AI Data Governance & Quality
What is the standard for Data Governance & Quality in AI?
This standard focuses on ensuring the traceability, representativeness, and quality of training data used for AI models. High-quality data governance is foundational evidence for a model's fitness for purpose and compliance with the AI Act.
When and for whom is this standard applicable?
This standard applies to AI Engineers, Data Scientists, and developers involved in building, training, and deploying AI models within the municipality of Amsterdam.
What is required?
When developing an AI system, the following data governance and quality rules must be applied and thoroughly documented:
Dataset Traceability
- Version Control: Require version control for all datasets (e.g., using Data Version Control or DVC) to explicitly link specific data versions to specific model versions. This extends the general Git usage standards to include large data artifacts.
- Data Splits: Clearly separate and document the distinct datasets used for the model's lifecycle: Training, Validation (for hyperparameter tuning), and a hold-out Test dataset (for unbiased evaluation).
- RAG Data & Context Architecture: For systems utilizing Retrieval-Augmented Generation (RAG), you must version and document the semantic retrieval pipeline. This includes logging the specific text-chunking strategy (chunk size and overlap), the exact version/hash of the embedding model, and the snapshot version of the vector database index used during testing.

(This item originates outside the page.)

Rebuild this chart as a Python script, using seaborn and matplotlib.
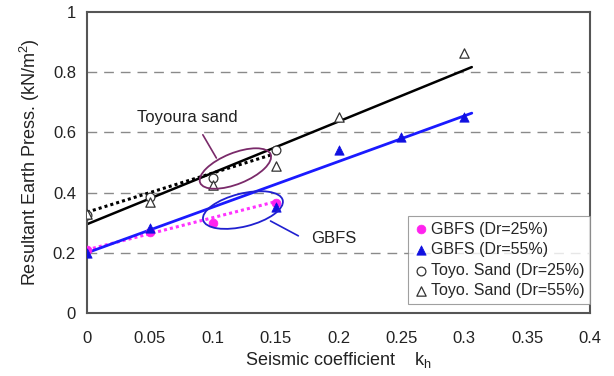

Data Quality & Representativeness
- Automated Validation: Mandate automated validation pipelines to check for data completeness, outliers, corrupt files, duplicates, and strict schema adherence.
- Data Gaps: Explicitly document the relevance and representativeness of the data. Identify and document known data gaps (e.g., underrepresented classes or rare occurrences) and establish how these impact the system's performance.
Labeling Protocols
- Annotation Requirements: Define strict procedures for data annotation, including the required qualifications of annotators (e.g., domain experts).
- Consensus & Auditing: Implement dual-labeling processes to resolve disagreements and maintain clear audit trails for all annotations (e.g., using dedicated annotation tools like CVAT).
Data Governance Framework
- MLOps Integration: Enforce data quality checks as a mandatory stage within the MLOps pipeline prior to model training.
What to avoid?
- Using unversioned data or failing to establish a clear chain of custody and provenance for the datasets.
- Using the test dataset during the training or validation phases (data leakage).
- Ignoring skewed distributions or data gaps that could lead to biased outcomes or poor performance in production.
Considerations
- All decisions, methodologies (like resizing, normalization, or data augmentation techniques), and inclusion/exclusion criteria must be meticulously recorded in the Data Template to satisfy AI Act Article 10 requirements.